Durant plusieurs mois, l’idée d’une intervention au Mali a suscité la crainte d'une possible "afghanisation" du conflit. Trois semaines après le début de l'opération Serval, cette théorie est balayée par les spécialistes.
La tentation de dresser un parallèle entre la guerre au Mali et celle en Afghanistan est grande : dans les deux pays, en effet, les frontières sont poreuses et les islamistes ont pour sanctuaires des grottes dans des zones montagneuses.
Par ailleurs, si les forces françaises ont réussi une reconquête éclair du Nord-Mali, le plus dur reste à faire désormais. À savoir : parer la menace terroriste. À la guerre conventionnelle qui vient de se dérouler pourrait succéder une phase de guérilla avec des risques d’attentats. Un scénario qui n’est pas sans rappeler la guerre en Afghanistan qui dure depuis plus de dix ans...
La secrétaire d'État américaine sortante, Hillary Clinton, fait ainsi partie de ceux qui ont fait ce parallèle, tant en matière d’enjeux que de lutte contre la nébuleuse d'Al-Qaïda et d'aspects du terrain : "La menace sera sérieuse et durable, car si l'on regarde la taille du nord du Mali, ce n'est pas que du désert : il y a des grottes, cela rappelle quelque chose...", a-t-elle déclaré le 23 janvier.
Pas d’enracinement populaire des djihadistes au Mali
Mais cette comparaison est loin d’être justifiée, selon de nombreux observateurs, qui distinguent clairement ces deux conflits. "Parler de l’'afghanisation' du conflit au Mali est totalement inapproprié", commente par exemple Pierre Jacquemot, spécialiste de l’Afrique et auteur de l'ouvrage : "Le Mali, le paysan et l’État". D’abord parce que Bamako n’est jamais tombé sous le contrôle des djihadistes, et ce grâce à l’armée française qui a évité le pire en bloquant leur insurrection vers le Sud". À l'inverse, en Afghanistan, la prise de Kaboul en 1996 par les Taliban avait conduit à l’instauration de la charia dans tout le pays.
L’enracinement populaire n’est pas non plus le même sur les terrains malien et afghan. "Les groupes islamistes implantés dans le Nord-Mali n’ont pas d’appui auprès des populations, indique Philippe Hugon, directeur de recherche Afrique à l’Institut de relations internationales et stratégiques (Iris).

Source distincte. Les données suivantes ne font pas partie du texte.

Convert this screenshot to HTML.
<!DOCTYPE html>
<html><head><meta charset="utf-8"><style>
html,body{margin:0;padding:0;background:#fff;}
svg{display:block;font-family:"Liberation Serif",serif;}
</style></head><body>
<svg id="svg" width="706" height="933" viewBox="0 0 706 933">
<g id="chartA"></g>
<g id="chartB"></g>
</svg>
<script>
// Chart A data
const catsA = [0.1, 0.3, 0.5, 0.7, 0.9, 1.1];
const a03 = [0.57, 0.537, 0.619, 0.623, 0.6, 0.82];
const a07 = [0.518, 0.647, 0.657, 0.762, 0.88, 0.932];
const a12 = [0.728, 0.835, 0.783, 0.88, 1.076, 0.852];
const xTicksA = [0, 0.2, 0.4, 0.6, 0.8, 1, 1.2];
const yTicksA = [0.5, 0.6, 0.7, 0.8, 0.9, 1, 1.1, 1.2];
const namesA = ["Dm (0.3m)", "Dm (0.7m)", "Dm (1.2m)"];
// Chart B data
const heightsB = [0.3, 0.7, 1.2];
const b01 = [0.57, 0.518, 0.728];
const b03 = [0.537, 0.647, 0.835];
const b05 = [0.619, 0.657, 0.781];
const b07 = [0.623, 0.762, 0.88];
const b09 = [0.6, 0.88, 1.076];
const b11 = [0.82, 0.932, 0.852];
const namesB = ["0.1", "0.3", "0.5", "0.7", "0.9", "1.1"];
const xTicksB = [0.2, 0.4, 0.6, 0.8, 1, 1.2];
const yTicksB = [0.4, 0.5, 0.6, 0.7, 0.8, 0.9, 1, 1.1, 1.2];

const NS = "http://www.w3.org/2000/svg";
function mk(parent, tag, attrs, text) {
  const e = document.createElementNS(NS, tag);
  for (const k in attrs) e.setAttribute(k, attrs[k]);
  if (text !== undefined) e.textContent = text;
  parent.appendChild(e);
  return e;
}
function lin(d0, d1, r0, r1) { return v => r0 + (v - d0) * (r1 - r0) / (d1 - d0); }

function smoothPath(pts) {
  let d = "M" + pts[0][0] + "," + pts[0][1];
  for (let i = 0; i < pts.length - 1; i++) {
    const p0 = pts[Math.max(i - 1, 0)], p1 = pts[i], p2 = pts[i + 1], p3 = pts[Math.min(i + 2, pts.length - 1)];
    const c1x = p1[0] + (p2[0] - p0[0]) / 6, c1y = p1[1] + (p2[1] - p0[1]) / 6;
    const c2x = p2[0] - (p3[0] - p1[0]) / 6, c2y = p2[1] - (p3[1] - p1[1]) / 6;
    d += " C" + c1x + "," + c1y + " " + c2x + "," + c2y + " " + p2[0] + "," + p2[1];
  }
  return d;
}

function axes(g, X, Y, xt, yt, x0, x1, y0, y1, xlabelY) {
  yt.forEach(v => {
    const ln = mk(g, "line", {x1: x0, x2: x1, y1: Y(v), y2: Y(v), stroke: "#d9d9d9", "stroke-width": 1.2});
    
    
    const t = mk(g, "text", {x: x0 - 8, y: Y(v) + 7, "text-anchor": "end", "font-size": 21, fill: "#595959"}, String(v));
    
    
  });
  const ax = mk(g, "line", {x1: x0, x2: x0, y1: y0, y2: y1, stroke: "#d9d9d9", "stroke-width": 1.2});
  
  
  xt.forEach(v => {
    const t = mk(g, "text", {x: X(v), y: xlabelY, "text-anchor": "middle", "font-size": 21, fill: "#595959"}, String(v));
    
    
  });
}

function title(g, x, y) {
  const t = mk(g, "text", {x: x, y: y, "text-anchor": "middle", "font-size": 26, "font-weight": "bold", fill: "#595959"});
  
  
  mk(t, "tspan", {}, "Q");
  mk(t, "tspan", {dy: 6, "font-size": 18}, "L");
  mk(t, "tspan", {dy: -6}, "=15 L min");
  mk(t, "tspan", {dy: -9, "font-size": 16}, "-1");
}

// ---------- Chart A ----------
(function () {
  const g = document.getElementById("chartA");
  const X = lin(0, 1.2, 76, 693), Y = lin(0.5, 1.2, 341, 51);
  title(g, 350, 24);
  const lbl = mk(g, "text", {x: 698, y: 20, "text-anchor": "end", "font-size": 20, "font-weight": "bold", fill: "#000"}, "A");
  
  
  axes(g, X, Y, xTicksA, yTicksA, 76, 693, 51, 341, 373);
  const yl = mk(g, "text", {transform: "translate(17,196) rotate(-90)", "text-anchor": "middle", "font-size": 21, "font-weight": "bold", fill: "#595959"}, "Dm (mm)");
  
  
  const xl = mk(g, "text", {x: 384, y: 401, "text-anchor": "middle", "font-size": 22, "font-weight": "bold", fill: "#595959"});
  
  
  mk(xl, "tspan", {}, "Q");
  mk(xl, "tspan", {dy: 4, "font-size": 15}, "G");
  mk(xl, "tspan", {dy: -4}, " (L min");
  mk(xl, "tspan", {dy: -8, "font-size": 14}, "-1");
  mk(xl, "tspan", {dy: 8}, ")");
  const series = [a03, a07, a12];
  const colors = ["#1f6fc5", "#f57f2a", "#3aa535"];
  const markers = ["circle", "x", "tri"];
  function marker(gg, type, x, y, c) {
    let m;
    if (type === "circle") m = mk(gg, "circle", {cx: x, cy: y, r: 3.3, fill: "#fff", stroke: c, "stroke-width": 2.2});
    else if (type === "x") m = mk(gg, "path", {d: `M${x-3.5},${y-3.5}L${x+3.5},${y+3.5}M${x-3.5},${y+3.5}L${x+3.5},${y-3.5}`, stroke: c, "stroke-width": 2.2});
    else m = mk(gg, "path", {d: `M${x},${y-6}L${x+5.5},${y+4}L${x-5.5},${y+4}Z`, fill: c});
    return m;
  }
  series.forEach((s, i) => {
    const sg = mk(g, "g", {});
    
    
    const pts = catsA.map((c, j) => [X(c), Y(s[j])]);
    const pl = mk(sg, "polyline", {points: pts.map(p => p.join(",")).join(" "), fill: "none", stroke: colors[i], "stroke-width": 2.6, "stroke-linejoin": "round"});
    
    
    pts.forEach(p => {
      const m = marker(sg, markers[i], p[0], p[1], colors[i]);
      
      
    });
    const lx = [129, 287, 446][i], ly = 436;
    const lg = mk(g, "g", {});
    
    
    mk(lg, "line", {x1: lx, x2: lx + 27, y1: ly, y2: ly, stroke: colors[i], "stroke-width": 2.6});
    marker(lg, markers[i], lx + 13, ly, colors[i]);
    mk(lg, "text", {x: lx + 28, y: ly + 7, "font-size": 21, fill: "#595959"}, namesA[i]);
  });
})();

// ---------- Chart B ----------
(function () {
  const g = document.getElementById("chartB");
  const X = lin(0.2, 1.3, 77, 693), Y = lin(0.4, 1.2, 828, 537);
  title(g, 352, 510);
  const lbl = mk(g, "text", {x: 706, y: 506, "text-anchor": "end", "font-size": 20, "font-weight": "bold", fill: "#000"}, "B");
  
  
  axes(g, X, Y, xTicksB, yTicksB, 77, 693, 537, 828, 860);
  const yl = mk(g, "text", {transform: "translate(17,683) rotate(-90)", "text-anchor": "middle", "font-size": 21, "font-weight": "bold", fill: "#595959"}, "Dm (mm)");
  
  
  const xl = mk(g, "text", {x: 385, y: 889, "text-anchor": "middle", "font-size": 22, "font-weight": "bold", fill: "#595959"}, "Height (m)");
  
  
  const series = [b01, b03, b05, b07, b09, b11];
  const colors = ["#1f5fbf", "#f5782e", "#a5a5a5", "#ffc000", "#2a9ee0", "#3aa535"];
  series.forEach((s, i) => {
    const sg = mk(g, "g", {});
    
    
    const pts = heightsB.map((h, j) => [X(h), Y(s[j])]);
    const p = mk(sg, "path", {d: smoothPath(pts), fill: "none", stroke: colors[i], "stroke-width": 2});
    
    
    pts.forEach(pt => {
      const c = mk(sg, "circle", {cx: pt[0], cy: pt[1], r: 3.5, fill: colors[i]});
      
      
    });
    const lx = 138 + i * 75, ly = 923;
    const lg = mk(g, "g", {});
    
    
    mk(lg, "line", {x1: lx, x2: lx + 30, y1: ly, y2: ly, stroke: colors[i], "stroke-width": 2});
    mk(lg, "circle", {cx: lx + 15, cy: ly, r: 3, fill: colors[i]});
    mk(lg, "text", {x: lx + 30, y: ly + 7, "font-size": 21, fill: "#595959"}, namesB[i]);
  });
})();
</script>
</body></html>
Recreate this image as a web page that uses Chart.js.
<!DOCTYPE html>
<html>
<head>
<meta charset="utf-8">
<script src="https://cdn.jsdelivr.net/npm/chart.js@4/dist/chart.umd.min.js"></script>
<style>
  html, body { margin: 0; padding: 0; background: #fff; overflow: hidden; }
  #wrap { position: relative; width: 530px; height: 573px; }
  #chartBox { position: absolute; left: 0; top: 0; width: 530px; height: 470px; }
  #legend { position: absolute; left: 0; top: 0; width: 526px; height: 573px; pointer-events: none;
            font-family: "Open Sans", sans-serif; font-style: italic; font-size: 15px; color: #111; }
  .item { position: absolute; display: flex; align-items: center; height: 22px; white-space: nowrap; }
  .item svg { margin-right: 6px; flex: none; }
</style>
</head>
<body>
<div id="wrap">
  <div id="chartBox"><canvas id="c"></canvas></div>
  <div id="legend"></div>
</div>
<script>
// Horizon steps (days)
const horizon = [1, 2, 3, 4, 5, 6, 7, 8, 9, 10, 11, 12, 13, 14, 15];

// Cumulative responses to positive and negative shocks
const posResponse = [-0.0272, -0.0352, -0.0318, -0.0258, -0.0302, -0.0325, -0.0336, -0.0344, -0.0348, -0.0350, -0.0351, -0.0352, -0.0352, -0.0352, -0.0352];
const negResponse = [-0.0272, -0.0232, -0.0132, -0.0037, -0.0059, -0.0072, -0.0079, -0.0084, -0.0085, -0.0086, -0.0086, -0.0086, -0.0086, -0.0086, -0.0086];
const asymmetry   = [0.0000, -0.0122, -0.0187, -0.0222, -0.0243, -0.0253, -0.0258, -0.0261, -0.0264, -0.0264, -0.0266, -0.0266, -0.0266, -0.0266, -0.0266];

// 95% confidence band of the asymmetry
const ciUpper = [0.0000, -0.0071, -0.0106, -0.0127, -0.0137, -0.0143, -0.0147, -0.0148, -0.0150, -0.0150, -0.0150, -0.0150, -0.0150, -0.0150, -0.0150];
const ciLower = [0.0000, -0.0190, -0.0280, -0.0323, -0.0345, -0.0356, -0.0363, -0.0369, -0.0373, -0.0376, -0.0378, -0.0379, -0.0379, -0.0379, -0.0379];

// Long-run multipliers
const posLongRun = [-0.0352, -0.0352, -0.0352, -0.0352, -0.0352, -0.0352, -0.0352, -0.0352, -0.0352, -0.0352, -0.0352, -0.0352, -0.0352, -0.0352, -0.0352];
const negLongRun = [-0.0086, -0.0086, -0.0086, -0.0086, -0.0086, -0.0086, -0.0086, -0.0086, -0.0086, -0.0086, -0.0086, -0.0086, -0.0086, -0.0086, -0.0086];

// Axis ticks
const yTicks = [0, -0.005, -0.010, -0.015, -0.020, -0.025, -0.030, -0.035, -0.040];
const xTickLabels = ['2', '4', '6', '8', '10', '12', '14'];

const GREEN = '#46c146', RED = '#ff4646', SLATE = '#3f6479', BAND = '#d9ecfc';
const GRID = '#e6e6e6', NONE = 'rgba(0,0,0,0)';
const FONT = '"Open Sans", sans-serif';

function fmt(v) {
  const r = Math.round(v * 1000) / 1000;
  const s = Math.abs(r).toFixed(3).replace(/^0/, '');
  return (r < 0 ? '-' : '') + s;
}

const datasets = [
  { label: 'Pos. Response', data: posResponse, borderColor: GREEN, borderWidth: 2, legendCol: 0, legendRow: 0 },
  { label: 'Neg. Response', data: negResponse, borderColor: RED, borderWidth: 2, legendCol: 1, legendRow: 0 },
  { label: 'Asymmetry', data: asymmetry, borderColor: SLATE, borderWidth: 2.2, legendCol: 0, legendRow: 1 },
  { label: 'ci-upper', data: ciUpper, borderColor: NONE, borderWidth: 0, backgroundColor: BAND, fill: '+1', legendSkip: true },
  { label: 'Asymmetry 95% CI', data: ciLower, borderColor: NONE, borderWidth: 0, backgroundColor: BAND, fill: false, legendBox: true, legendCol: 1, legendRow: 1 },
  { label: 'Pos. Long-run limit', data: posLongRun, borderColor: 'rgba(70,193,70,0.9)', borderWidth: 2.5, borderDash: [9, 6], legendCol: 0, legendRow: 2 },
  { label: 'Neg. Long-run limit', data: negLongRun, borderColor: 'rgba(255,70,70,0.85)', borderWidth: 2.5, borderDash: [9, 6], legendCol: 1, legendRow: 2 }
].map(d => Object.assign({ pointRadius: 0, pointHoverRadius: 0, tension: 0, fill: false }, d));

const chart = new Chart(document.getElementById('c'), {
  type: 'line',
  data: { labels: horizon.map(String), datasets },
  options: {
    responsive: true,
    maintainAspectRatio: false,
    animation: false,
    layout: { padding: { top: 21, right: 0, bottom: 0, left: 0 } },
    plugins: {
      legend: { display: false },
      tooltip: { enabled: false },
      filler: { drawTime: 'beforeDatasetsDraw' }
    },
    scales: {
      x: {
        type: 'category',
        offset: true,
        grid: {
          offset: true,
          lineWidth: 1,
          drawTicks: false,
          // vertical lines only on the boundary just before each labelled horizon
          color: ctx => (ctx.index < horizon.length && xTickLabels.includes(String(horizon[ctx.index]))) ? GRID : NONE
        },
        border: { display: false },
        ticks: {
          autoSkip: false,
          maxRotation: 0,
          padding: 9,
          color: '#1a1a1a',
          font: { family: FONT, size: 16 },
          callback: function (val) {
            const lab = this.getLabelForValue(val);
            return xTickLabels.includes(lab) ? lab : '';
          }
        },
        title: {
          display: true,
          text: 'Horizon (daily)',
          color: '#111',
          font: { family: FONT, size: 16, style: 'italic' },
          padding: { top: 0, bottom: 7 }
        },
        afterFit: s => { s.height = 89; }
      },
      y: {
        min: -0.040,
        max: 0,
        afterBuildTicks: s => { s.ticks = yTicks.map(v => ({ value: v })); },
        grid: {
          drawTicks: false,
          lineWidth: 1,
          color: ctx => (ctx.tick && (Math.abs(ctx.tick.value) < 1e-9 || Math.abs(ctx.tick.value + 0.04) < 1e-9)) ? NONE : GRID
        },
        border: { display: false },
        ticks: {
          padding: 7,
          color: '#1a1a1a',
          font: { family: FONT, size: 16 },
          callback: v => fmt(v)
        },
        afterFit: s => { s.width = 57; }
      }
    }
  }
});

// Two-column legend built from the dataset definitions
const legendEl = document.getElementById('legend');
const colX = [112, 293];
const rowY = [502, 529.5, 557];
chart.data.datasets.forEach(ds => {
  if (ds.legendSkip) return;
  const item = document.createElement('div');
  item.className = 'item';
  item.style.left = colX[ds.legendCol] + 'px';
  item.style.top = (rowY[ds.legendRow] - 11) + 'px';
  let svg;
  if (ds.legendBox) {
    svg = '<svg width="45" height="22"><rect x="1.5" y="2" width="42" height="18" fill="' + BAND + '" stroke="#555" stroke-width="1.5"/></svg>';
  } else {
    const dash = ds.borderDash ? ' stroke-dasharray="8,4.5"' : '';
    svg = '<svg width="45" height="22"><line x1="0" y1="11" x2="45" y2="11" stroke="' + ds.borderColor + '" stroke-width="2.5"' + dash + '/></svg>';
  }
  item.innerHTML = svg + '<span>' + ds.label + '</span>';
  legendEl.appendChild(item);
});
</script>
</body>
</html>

On est donc loin des collusions entre les Taliban et les Pachtounes [vivant majoritairement entre la frontière afghane et pakistanaise]".
"La France va se désengager du volet terrestre"
Au niveau militaire, il est acquis que la France ne souhaite pas s’enliser dans ce conflit, comme ce fut le cas de la mission de l’Otan sur le théâtre afghan. Le président de la République a rappelé, samedi 2 février, lors de sa visite écalir au Mali, que la mission des forces françaises était de passer le relais aux forces africaines.
L’armée française va se désengager du volet terrestre, confirme Pierre Jacquemot, pour ne garder que le personnel non opérationnel, comme les formateurs.
Le chef de l’État français avait auparavant souligné que l’intervention au Mali avait permis "d'enclencher la solidarité de toute l'Afrique à travers la Misma [la force ouest-africaine destinée à supplanter la France sur le terrain]". Et cette donnée souligne bien la différence avec l’Afghanistan, note Pierre Jacquemot.
En effet, les pays voisins du Mali ne semblent pas prêts à laisser les islamistes s’implanter dans la région du Sahel - y compris l’Algérie, souvent accusée de tenir un rôle ambigü comparable au double-jeu mené par le Pakistan. "L’Algérie a montré une attitude bienveillante vis-à-vis de l’armée française en autorisant, notamment, le passage de Rafale dans son espace aérien", précise Pierre Jacquemot. En menant l’assaut contre les islamistes durant la prise d’otages à In Amenas, Alger a clairement affiché sa position. "Même si Alger n’intervient pas directement dans le conflit, il n’a aucun intérêt à voir les islamistes se replier sur son territoire", conclut-il.